Making the Omaha cut
But international competition such as the Olympics is a different story – not to mention a different distance. Competition is in meters, not yards, so it takes more time to get there. For the U.S. trials, the 100-meter breaststroke standard is 1:12.59.
Stockwell got there in a meet last winter.
“I swim in the prelims, and I fell one-tenth (of a second) short. And I knew I fell apart in the last 10 (meters),” Stockwell said.
But she came back for finals and logged a 1:12.24.
Omaha, here she comes.
“As soon as I hit the wall, it felt real good,” Stockwell said.
Stockwell is working toward her degree in recreational sports management at Indiana. That alone can seem like a full-time job. And swimming at the NCAA Division 1 level, particularly in the depth-laden Big Ten Conference, can seem like another one. Stockwell said a typical week is 35 hours of training, both in and out of the pool. At the end of any given week, she has logged between 70,000 and 90,000 yards.
“The training itself is so different (from high school and club swimming),” she said. “You know you’re going into a battle, but you don’t know what it is at the other end. … It’s all about survival.”
Stockwell certainly qualifies as a survivor. She said her freshman class at Indiana had 19 swimmers.

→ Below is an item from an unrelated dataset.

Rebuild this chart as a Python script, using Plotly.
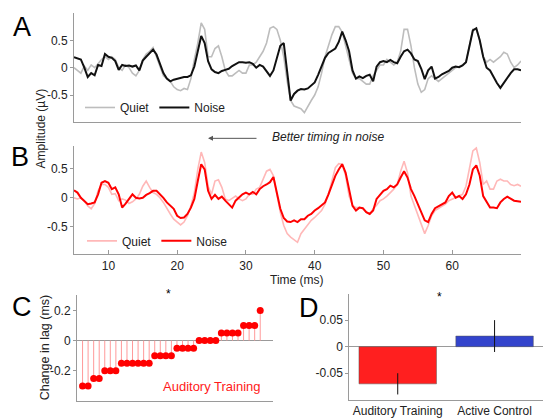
import numpy as np
import plotly.graph_objects as go

# ---------------- data ----------------
time_ms = np.arange(5, 70.01, 0.5)  # 131 samples, 5-70 ms

# Panel A: Quiet (gray) and Noise (black)
a_noise = [
    0.19, 0.17, 0.15, 0.0, -0.17, -0.1, -0.14, 0.05, 0.03, 0.25,
    0.2, 0.18, 0.12, -0.04, 0.05, 0.03, 0.04, 0.02, 0.04, -0.05,
    0.13, 0.2, 0.27, 0.33, 0.24, 0.05, -0.1, -0.2, -0.25, -0.22,
    -0.2, -0.19, -0.17, -0.17, -0.14, 0.02, 0.3, 0.58, 0.45, 0.12,
    -0.03, -0.08, -0.1, -0.06, -0.04, -0.02, 0.03, 0.06, 0.1, 0.1,
    0.09, 0.1, 0.07, 0.0, 0.05, 0.02, -0.07, -0.15, -0.05, 0.18,
    0.4, 0.45, -0.1, -0.6, -0.48, -0.42, -0.39, -0.4, -0.38, -0.33,
    -0.27, -0.13, 0.03, 0.18, 0.27, 0.31, 0.35, 0.47, 0.66, 0.5,
    0.3, -0.05, -0.2, -0.16, -0.19, -0.15, -0.13, -0.25, 0.02, 0.1,
    0.12, 0.1, 0.14, 0.1, 0.08, 0.2, 0.3, 0.33, 0.26, 0.15,
    0.12, -0.02, -0.21, -0.05, 0.02, -0.2, -0.17, -0.12, -0.09, -0.06,
    0.0, 0.02, 0.01, 0.04, 0.1, 0.4, 0.68, 0.72, 0.5, 0.2,
    0.0, -0.05, -0.18, -0.28, -0.37, -0.28, -0.17, -0.1, -0.03, -0.03,
    -0.05,
]
a_quiet = [
    0.0, -0.05, -0.1, 0.03, -0.05, 0.05, 0.0, 0.07, 0.15, 0.2,
    0.15, 0.2, 0.15, 0.0, -0.05, 0.05, 0.0, -0.1, -0.15, -0.05,
    0.15, 0.25, 0.3, 0.37, 0.2, 0.05, -0.15, -0.2, -0.25, -0.35,
    -0.4, -0.42, -0.38, -0.4, -0.2, 0.15, 0.45, 0.82, 0.7, 0.2,
    0.2, 0.35, 0.4, 0.2, -0.05, -0.15, -0.15, -0.1, -0.05, -0.1,
    -0.1, 0.05, 0.05, 0.1, 0.2, 0.3, 0.45, 0.72, 0.75, 0.7,
    0.5, 0.2, -0.25, -0.6, -0.7, -0.72, -0.75, -0.82, -0.7, -0.6,
    -0.5, -0.35, -0.1, 0.2, 0.4, 0.6, 0.75, 0.75, 0.65, 0.4,
    0.1, -0.1, -0.2, -0.2, -0.25, -0.3, -0.3, -0.15, -0.05, 0.05,
    0.05, 0.15, 0.1, 0.05, 0.1, 0.3, 0.7, 0.7, 0.4, 0.0,
    -0.3, -0.45, -0.4, -0.2, -0.15, -0.2, -0.25, -0.2, -0.15, -0.1,
    -0.05, 0.0, 0.02, 0.05, 0.1, 0.4, 0.7, 0.7, 0.5, 0.2,
    0.1, 0.15, 0.1, 0.15, 0.2, 0.28, 0.25, 0.1, 0.0, 0.05,
    0.12,
]

# Panel B: Quiet (pink) and Noise (red)
b_noise = [
    0.13, 0.09, 0.0, -0.05, -0.11, -0.1, -0.08, 0.06, 0.26, 0.29,
    0.26, 0.15, 0.18, 0.06, -0.17, -0.1, -0.02, 0.06, 0.0, -0.01,
    0.0, 0.05, 0.08, 0.12, 0.12, 0.06, 0.0, -0.08, -0.14, -0.19,
    -0.31, -0.35, -0.34, -0.28, -0.17, -0.02, 0.29, 0.58, 0.49, 0.12,
    -0.02, 0.05, -0.02, 0.02, -0.05, -0.11, -0.17, -0.05, 0.0, 0.06,
    0.09, 0.06, 0.1, 0.06, 0.15, 0.2, 0.23, 0.27, 0.36, 0.06,
    -0.19, -0.35, -0.41, -0.42, -0.39, -0.42, -0.37, -0.37, -0.31, -0.28,
    -0.22, -0.18, -0.13, -0.08, 0.06, 0.23, 0.38, 0.49, 0.58, 0.43,
    0.15, -0.14, -0.22, -0.17, -0.18, -0.25, -0.28, -0.22, -0.02, 0.06,
    0.12, 0.15, 0.21, 0.18, 0.23, 0.35, 0.46, 0.35, 0.15, 0.03,
    -0.11, -0.25, -0.39, -0.42, -0.28, -0.18, -0.15, -0.11, -0.08, 0.03,
    0.09, 0.0, 0.03, -0.02, 0.06, 0.23, 0.49, 0.56, 0.38, 0.03,
    -0.08, -0.17, -0.17, -0.18, -0.08, -0.02, 0.02, -0.01, -0.05, -0.06,
    -0.07,
]
b_quiet = [
    0.0, -0.02, 0.0, -0.05, -0.14, -0.19, -0.1, 0.12, 0.23, 0.23,
    0.18, 0.06, 0.07, -0.05, -0.02, -0.04, -0.1, -0.07, -0.02, 0.06,
    0.2, 0.29, 0.18, 0.09, 0.06, 0.0, -0.08, -0.19, -0.28, -0.37,
    -0.42, -0.47, -0.42, -0.31, -0.14, 0.09, 0.49, 0.79, 0.61, 0.2,
    0.06, 0.29, 0.31, 0.18, -0.02, -0.05, -0.01, 0.03, -0.02, -0.05,
    -0.02, 0.06, 0.06, 0.15, 0.18, 0.32, 0.46, 0.49, 0.38, 0.06,
    -0.25, -0.48, -0.62, -0.68, -0.72, -0.77, -0.62, -0.54, -0.45, -0.39,
    -0.34, -0.28, -0.22, -0.11, 0.06, 0.29, 0.52, 0.59, 0.58, 0.38,
    0.03, -0.13, -0.17, -0.17, -0.19, -0.25, -0.28, -0.19, -0.13, -0.05,
    -0.02, 0.03, 0.09, 0.15, 0.23, 0.46, 0.63, 0.43, 0.03, -0.13,
    -0.31, -0.48, -0.62, -0.48, -0.31, -0.22, -0.18, -0.14, -0.11, -0.05,
    -0.02, 0.0, 0.03, 0.06, 0.2, 0.49, 0.81, 0.86, 0.61, 0.23,
    0.29, 0.15, 0.15, 0.29, 0.32, 0.29, 0.29, 0.23, 0.21, 0.23,
    0.2,
]

# Panel C: change in lag (ms) per participant, sorted
lag_change = [
    -0.3, -0.3, -0.25, -0.25, -0.2, -0.2, -0.2,
    -0.15, -0.15, -0.15, -0.15, -0.15, -0.15,
    -0.1, -0.1, -0.1, -0.1,
    -0.05, -0.05, -0.05, -0.05,
    0.0, 0.0, 0.0, 0.0,
    0.05, 0.05, 0.05, 0.05,
    0.1, 0.1, 0.1,
    0.2,
]

# Panel D: group means and error
groups = ["Auditory Training", "Active Control"]
group_means = [-0.07, 0.02]
group_err = [0.02, 0.03]
group_colors = ["#FF1F1F", "#3344CC"]

# ---------------- figure ----------------
W, H = 543, 418
FONT = "Liberation Sans, Arial, Helvetica, sans-serif"
AXC = "#9a9a9a"
TXT = "#222222"


def px_x(p):
    return p / W


def px_y(p):
    return 1 - p / H


fig = go.Figure()

fig.add_trace(go.Scatter(x=time_ms, y=a_quiet, mode="lines", name="Quiet",
                         line=dict(color="#BDBDBD", width=1.6),
                         xaxis="x", yaxis="y", legend="legend"))
fig.add_trace(go.Scatter(x=time_ms, y=a_noise, mode="lines", name="Noise",
                         line=dict(color="#111111", width=2),
                         xaxis="x", yaxis="y", legend="legend"))
fig.add_trace(go.Scatter(x=time_ms, y=b_quiet, mode="lines", name="Quiet",
                         line=dict(color="#FFB8B8", width=1.6),
                         xaxis="x2", yaxis="y2", legend="legend2"))
fig.add_trace(go.Scatter(x=time_ms, y=b_noise, mode="lines", name="Noise",
                         line=dict(color="#FF0000", width=2),
                         xaxis="x2", yaxis="y2", legend="legend2"))

idx = list(range(1, len(lag_change) + 1))
stem_x, stem_y = [], []
for i, v in zip(idx, lag_change):
    stem_x += [i, i, None]
    stem_y += [0, v, None]
fig.add_trace(go.Scatter(x=stem_x, y=stem_y, mode="lines",
                         line=dict(color="#FF9A9A", width=1),
                         xaxis="x3", yaxis="y3", showlegend=False))
fig.add_trace(go.Scatter(x=idx, y=lag_change, mode="markers",
                         marker=dict(color="#FF0000", size=7),
                         xaxis="x3", yaxis="y3", showlegend=False))

fig.add_trace(go.Bar(x=groups, y=group_means, width=0.8,
                     marker=dict(color=group_colors, line=dict(color="#555", width=0.5)),
                     error_y=dict(type="data", array=group_err, color="#111",
                                  thickness=1, width=0),
                     xaxis="x4", yaxis="y4", showlegend=False))

common_axis = dict(showline=True, linecolor=AXC, linewidth=1, showgrid=False,
                   zeroline=False, tickfont=dict(family=FONT, size=12, color=TXT),
                   ticks="outside", ticklen=3, tickcolor=AXC)

fig.update_layout(
    width=W, height=H,
    margin=dict(l=0, r=0, t=0, b=0),
    paper_bgcolor="white", plot_bgcolor="white",
    font=dict(family=FONT, size=12, color=TXT),
    xaxis=dict(common_axis, domain=[px_x(74), px_x(521)], range=[5, 70],
               showticklabels=False, ticks="", anchor="y"),
    yaxis=dict(common_axis, domain=[px_y(123), px_y(13)], range=[-1, 1],
               tickvals=[-0.5, 0, 0.5], ticktext=["-0.5", "0", "0.5"], anchor="x"),
    xaxis2=dict(common_axis, domain=[px_x(74), px_x(521)], range=[5, 70],
                tickvals=[10, 20, 30, 40, 50, 60], ticks="inside", ticklen=4,
                anchor="y2"),
    yaxis2=dict(common_axis, domain=[px_y(255.7), px_y(147)], range=[-0.98, 0.89],
                tickvals=[-0.5, 0, 0.5], ticktext=["-0.5", "0", "0.5"], anchor="x2"),
    xaxis3=dict(common_axis, domain=[px_x(77), px_x(273)], range=[0, 35.3],
                showticklabels=False, ticks="", anchor="y3"),
    yaxis3=dict(common_axis, domain=[px_y(403), px_y(296.7)], range=[-0.4, 0.3],
                tickvals=[-0.2, 0, 0.2], ticktext=["-0.2", "0", "0.2"],
                zeroline=True, zerolinecolor=AXC, zerolinewidth=1, anchor="x3"),
    xaxis4=dict(common_axis, domain=[px_x(349.3), 1.0], range=[-0.5, 1.5],
                type="category", ticks="", tickfont=dict(family=FONT, size=12, color=TXT),
                anchor="y4"),
    yaxis4=dict(common_axis, domain=[px_y(401.7), px_y(295)], range=[-0.1, 0.1],
                tickvals=[-0.05, 0, 0.05], ticktext=["-0.05", "0", "0.05"],
                zeroline=True, zerolinecolor=AXC, zerolinewidth=1, anchor="x4"),
    legend=dict(orientation="h", x=px_x(80), y=px_y(108), xanchor="left",
                yanchor="middle", bgcolor="rgba(0,0,0,0)",
                font=dict(family=FONT, size=12, color=TXT), itemwidth=30),
    legend2=dict(orientation="h", x=px_x(82), y=px_y(242), xanchor="left",
                 yanchor="middle", bgcolor="rgba(0,0,0,0)",
                 font=dict(family=FONT, size=12, color=TXT), itemwidth=30),
)

ann = []
for letter, cx, cy in [("A", 22, 27), ("B", 20, 158), ("C", 22, 308), ("D", 309, 309)]:
    ann.append(dict(text=letter, x=px_x(cx), y=px_y(cy), xref="paper", yref="paper",
                    showarrow=False, xanchor="center", yanchor="middle",
                    font=dict(family=FONT, size=27, color="#000")))
ann.append(dict(text="Amplitude (µV)", x=px_x(41), y=px_y(129), xref="paper", yref="paper",
                showarrow=False, textangle=-90, xanchor="center", yanchor="middle",
                font=dict(family=FONT, size=12, color=TXT)))
ann.append(dict(text="Time (ms)", x=px_x(297), y=px_y(281), xref="paper", yref="paper",
                showarrow=False, xanchor="center", yanchor="middle",
                font=dict(family=FONT, size=12, color=TXT)))
ann.append(dict(text="Change in lag (ms)", x=px_x(45), y=px_y(349), xref="paper", yref="paper",
                showarrow=False, textangle=-90, xanchor="center", yanchor="middle",
                font=dict(family=FONT, size=12.5, color=TXT)))
ann.append(dict(text="", x=px_x(208), y=px_y(139), xref="paper", yref="paper",
                ax=50, ay=0, showarrow=True, arrowhead=2, arrowsize=1,
                arrowwidth=1, arrowcolor="#555"))
ann.append(dict(text="<i>Better timing in noise</i>", x=px_x(270), y=px_y(138),
                xref="paper", yref="paper", showarrow=False, xanchor="left",
                yanchor="middle", font=dict(family=FONT, size=12, color=TXT)))
ann.append(dict(text="*", x=px_x(164), y=px_y(304), xref="paper", yref="paper",
                showarrow=False, font=dict(family=FONT, size=12, color="#000")))
ann.append(dict(text="Auditory Training", x=px_x(263), y=px_y(388), xref="paper",
                yref="paper", showarrow=False, xanchor="right", yanchor="middle",
                font=dict(family=FONT, size=13, color="#FF1A1A")))
ann.append(dict(text="*", x=px_x(444), y=px_y(307), xref="paper", yref="paper",
                showarrow=False, font=dict(family=FONT, size=12, color="#000")))

fig.update_layout(annotations=ann)
fig.write_html("out.html", config={"displayModeBar": False},
               post_script="document.body.style.margin='0';document.body.style.overflow='hidden';")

By midway through her sophomore year, just six remained, all of whom are still with the team. Even one of her friendly rivals from high school, Oak Harbor’s Missy McIntyre, who won the state 100 breaststroke title all four years Stockwell swam for Kentlake and then went off the national power Southern California, has hung it up.
Approaching the end
Stockwell, meanwhile, keeps churning up a wake – something she hopes to continue doing next week in Omaha. Making the team is an extreme long shot – only the winner of each event automatically qualifies; although second place is a virtual lock, as well. In the 100 breaststroke, the top two entry times are 1:06.20 and 1:06.34; Stockwell enters with a 1:12.24.
“The fact that I can say I made it is amazing in itself,” Stockwell said. “I’d like to place in the top 16 (which probably will take a sub-1:10). At the very minimum, I want to get a best time.”
One thing has hit home with Stockwell: That lifelong love relationship with competitive swimming will be changing soon.
Even elite aquatic athletes such as Stockwell, who pride themselves on stopping the watch as quickly as possible, still can’t stop the calendar.
“(Nine) more months of swimming,” she said, looking down momentarily at her iced Starbucks drink. “It didn’t really hit me until last month. I was sitting with a couple other girls in my class, and we were talking. I’ve been swimming 16 years and I have nine months left.”
Suffice to say Sarah Stockwell and swimming are on more than just mere speaking terms these days.
Sounds as if they’re best friends once again.